The decade just ahead may well be a continuing series of battles between these two visions of the future.

 


Category : Blog

4 Comments → “The Information Age”


  1. Keith

    11 years ago

    The greater the collapse, corruption and abuse of power, the greater the need for honest leadership willing to reveal the truth. Here it is. We are facing fiat controls the likes of which this world has never seen.

    1. Create a fiat tax (carbon tax) to replace an intrinsic tax (property tax). This is the control of wealth through a centrally collected fiat tax.
    2. Control the intrinsic value of minerals and other commodities by buying current and future reserves without taking possession—speculating upon the future is fiat control of the future.
    3. Removing the control of the money supply from the government or from the people into the hands of a private cartel. The intrinsic value of money becomes fiat money.
    4. The cause of all trade of a specific commodity to be traded with only one currency (the petro dollar). Trading becomes fiat trade and not a true market trade.
    5. Moving the world to one single currency. This destroys the intrinsic value of each nation and puts total fiat control into the hands of the money changers.
    6. The movement of private debt onto the books of another nation and calling it an investment. When that investment collapses, the nation is burdened with the loss and then takes out a loan from central banks to operate. When they default on the loan to pay a debt they never incurred, this is fiat control via fiat austerity.

    We could go on and on, such as naked short selling, high speed frequency trading, pump and dump schemes, but this is not the real story. While the American media pumps up the leaders least aware and least informed of all these fiat controls, we need leadership in media to combat what is now controlled fiat opposition to a free market of ideas, meaning we need new media models that truly regenerate the fourth rail of politics again. This will give the breathing room for truly great leadership in commerce, government and community. And we need it fast in this country in the same way the printed media moved the agenda many years ago.

    RT.com is now the largest media outlet in the world and it was created by Russia to combat the media propaganda in the states. China is doing the same. Not only is China bartering with Iran (refineries for oil), they too are looking to start their own media to combat what has been the fiat control of media in the United States. A new free market of media information is the battle new ground, and believe it or not, it is replacing conventional war. Just look at the issues with SOPA? Every attempt at getting fiat control of the media is being applied in the name of protecting copyrights.

    More importantly, the dollar as the world’s fiat reserve currency is dying and nations are rising up against nations not in actual combat but in actual independence. Look to Brazil and Iceland as examples, and maybe the PIGS and BRICKS will catch on. When Hillary Clinton recently noted that “We are in an information war and we are losing the war,” she is correct. Central control of the media and currency in the states is losing control.

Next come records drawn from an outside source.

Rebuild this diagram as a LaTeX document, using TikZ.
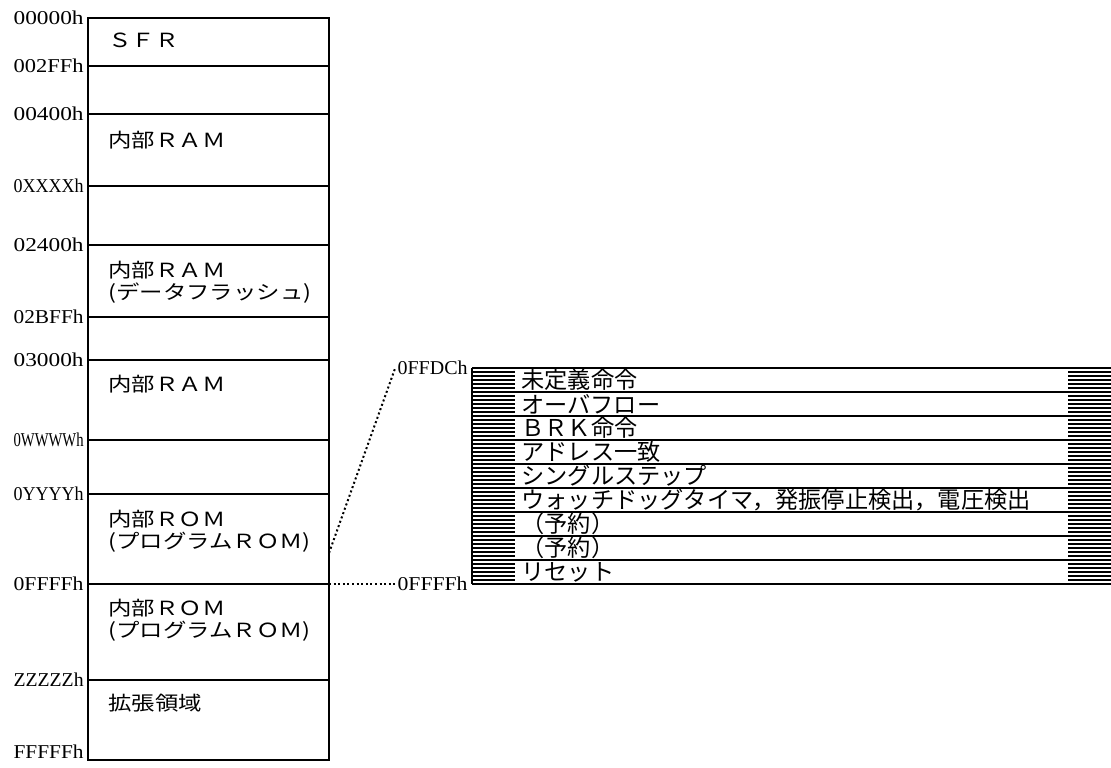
\documentclass[tikz,border=0pt]{standalone}
\usepackage{fontspec}
\usepackage{graphicx}
\setmainfont{Liberation Serif}
\newfontfamily\jpwide{Noto Sans CJK JP}[FakeStretch=1.2]
\newfontfamily\jpnorm{Noto Sans CJK JP}
\usetikzlibrary{calc}
\newcommand{\addrlabel}[1]{\resizebox{35pt}{6.8pt}{#1}}

\begin{document}
\begin{tikzpicture}[x=0.5pt,y=-0.5pt,
  addr/.style={anchor=east,inner sep=1pt,font=\fontsize{9.7}{11}\selectfont},
  area/.style={anchor=north west,inner sep=0pt,align=left,font=\jpwide\fontsize{9.75}{11}\selectfont},
  vect/.style={anchor=west,inner sep=0pt,font=\jpnorm\fontsize{11.6}{12}\selectfont},
  link/.style={line width=1pt,dash pattern=on 1pt off 1.3pt}]

\useasboundingbox (0,0) rectangle (1111,767);

% memory map
\draw[line width=0.8pt] (88,18) rectangle (329,760);
\foreach \y/\t [count=\i] in {18/00000h,66/002FFh,114/00400h,186/0XXXXh,245/02400h,317/02BFFh,
    360/03000h,440/0WWWWh,494/0YYYYh,584/0FFFFh,680/ZZZZZh} {
  \draw[line width=0.8pt] (88,\y) -- (329,\y);
  \node[addr] (a\i) at (86,\y) {\addrlabel{\t}};
}
\node[addr] (a12) at (86,752) {\addrlabel{FFFFFh}};

\node[area] (s1) at (108,33) {ＳＦＲ};
\node[area] (s2) at (108,131) {内部ＲＡＭ};
\node[area] (s3) at (108,261) {内部ＲＡＭ\\(データフラッシュ)};
\node[area] (s4) at (108,375) {内部ＲＡＭ};
\node[area] (s5) at (108,510) {内部ＲＯＭ\\(プログラムＲＯＭ)};
\node[area] (s6) at (108,599) {内部ＲＯＭ\\(プログラムＲＯＭ)};
\node[area] (s7) at (108,694) {拡張領域};

% vector table
\foreach \y in {372,376,...,580} {
  \draw[line width=0.7pt] (472,\y) -- (515,\y);
  \draw[line width=0.7pt] (1068,\y) -- (1111,\y);
}
\foreach \i in {0,...,9}
  \draw[line width=0.9pt] (472,{368+24*\i}) -- (1111,{368+24*\i});
\draw[line width=0.8pt] (472,368) -- (472,584);

\foreach \t [count=\i] in {未定義命令,オーバフロー,ＢＲＫ命令,アドレス一致,シングルステップ,
    ウォッチドッグタイマ，発振停止検出，電圧検出,（予約）,（予約）,リセット}
  \node[vect] (v\i) at (521,{356+24*\i}) {\t};

\node[addr] (r1) at (470,368) {\addrlabel{0FFDCh}};
\node[addr] (r2) at (470,584) {\addrlabel{0FFFFh}};
\coordinate (m1) at (329,553);
\coordinate (m2) at (329,584);

\path[link] (m1) edge (r1.west) (m2) edge (r2.west);

\end{tikzpicture}
\end{document}
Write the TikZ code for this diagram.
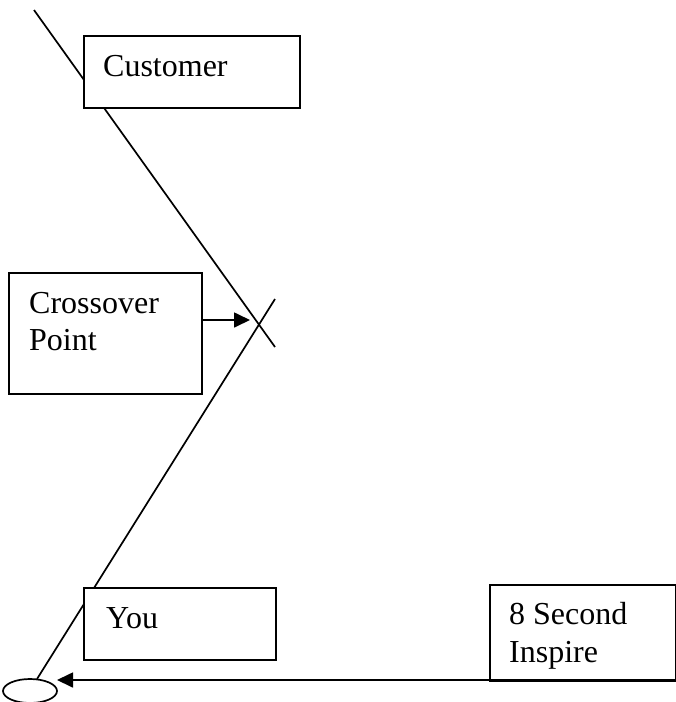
\documentclass[tikz,border=0pt]{standalone}
\usepackage{fontspec}
\setmainfont{Liberation Serif}
\usetikzlibrary{arrows.meta,shapes.geometric}
\begin{document}
\begin{tikzpicture}[x=1pt,y=-1pt,
  ln/.style={line width=1.7pt,black},
  boxx/.style={draw,line width=1.9pt,fill=white,anchor=north west,inner sep=0pt},
  lbl/.style={anchor=base west,inner sep=0pt,font=\fontsize{32}{37}\selectfont},
  tip/.style={-{Triangle[length=16pt,width=15pt]}}]
\useasboundingbox (0,0) rectangle (676,702);
\fill[white] (0,0) rectangle (676,702);
% lines
\coordinate (l1a) at (34,10);
\coordinate (l1b) at (275,347);
\coordinate (l2a) at (37,679);
\coordinate (l2b) at (275,299);
\coordinate (crossTip) at (250,320);
\coordinate (rightEnd) at (675,680);
\coordinate (ovalTip) at (57,680);
\draw[ln] (l1a) -- (l1b);
\draw[ln] (l2a) -- (l2b);
\node[draw,ellipse,line width=1.7pt,minimum width=54pt,minimum height=24pt,inner sep=0pt] (oval) at (30,691) {};
% boxes
\node[boxx,minimum width=216pt,minimum height=72pt] (cust) at (83,35) {};
\node[lbl] (custT) at (103,76) {Customer};
\node[boxx,minimum width=193pt,minimum height=121pt] (cross) at (8,272) {};
\node[lbl] (crossT1) at (29,313) {Crossover};
\node[lbl] (crossT2) at (29,350) {Point};
\node[boxx,minimum width=192pt,minimum height=72pt] (you) at (83,587) {};
\node[lbl] (youT) at (106,628) {You};
\node[boxx,minimum width=186pt,minimum height=96pt] (insp) at (489,584) {};
\node[lbl] (inspT1) at (509,624) {8 Second};
\node[lbl] (inspT2) at (509,662) {Inspire};
% arrows
\draw[ln,tip] (cross.east |- crossTip) -- (crossTip);
\draw[ln,tip] (rightEnd) -- (ovalTip);
\end{tikzpicture}
\end{document}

    In short, what is coming alive is a fragment of the oral traditions recreated online. People are finding ways to communicate and get informed. As for the above analysis, it sounds far too academic to me. I follow it, I agree with it, and I can talk the same jargon, but in truth it does not show any boots on the ground.


  2. Ammon Nelson

    11 years ago

    I agree that the necessary change needs to include interest and relationship based communities, however it is also important to include neighborhood based communities in this revolution. A local neighborhood has by its very nature common interests. They have at least the common interest of direct interpersonal interaction, which is an essential part of healthy human interaction. If the local neighborhood based community is an essential part of supporting the family as the fundamental unit of society, and an extension of the culture which engenders grandparent-ing, aunt-ing, and uncle-ing as essential ingredients to raising children who have a solid core, a healthy love of learning. and a true scholar phase to propel them into a depth phase to prepare them for their mission and to have impact in the world.
    You cannot do that without a strong neighborhood community, having your community based online and/or insulated only to people who have similar interests. This, to me, seems counter-intuitive to the idea of a liberal arts education.
    An in-person conversation has so much more to teach us about human interaction than the physically and emotionally insulated online discussion. Learning to communicate your ideas and deliver an invitation to participate with the community with the person down the street requires a depth of human understanding that cannot be attained through preaching to the choir of people who share your interests.
    I don’t intend to discount the importance of online and interest based communities. They are definitely essential and the information age makes it possible to communicate with a larger circle of people, and with those who share interests and can cooperate to promote that common interest.
    However, there is no substitute for in-person interaction with people who are your geographic neighbors.


  3. Oliver DeMille

    11 years ago

    Ammon, I agree entirely. I also think that while virtual communities cannot substitute for local community, they have a positive place. ~Oliver


  4. Ammon Nelson

    11 years ago

    No argument from me. I was responding to the idea presented in the article of “online and interest-based communities rather than neighborhoods as the focus of community life”

    I don’t think there should be a “rather than.” Online and interest-based communities must not replace our geographic neighbors as the focus of our community life. Both should supplement and enhance the other, but the priority should be on the face to face relationships, not on the less personal and detached, and thus more emotionally safe online and interest-based communities.

    I can become friends with and get to know on an online community that is based on a common interest, people from around the world, but if I do that “rather than” get to know my next door neighbor and the people down the street, I have missed something vital.

    Virtual communities are a positive development that have the potential for increasing our ability to interact in a healthy way. They also have the potential for replacing and deteriorating the personal face to face relationship skills that are so important for family and neighborhoods.

    The internet and facebook have allowed me to be in contact with people that, in eras past, would be extremely difficult, if not impossible to remain in contact with. I am very greatful for this technology and the value it provides. However, it has also posed a new threat to my interaction with my family. It gives me one more thing to draw my attention while I am at home, when I should be spending time with my family.

    The key to interdisciplinary thinking is that we don’t throw out what is valuable from either old or new technology, but that we set priorities whatever technology we choose to use, and dedicate our allegience to what is truly right and good.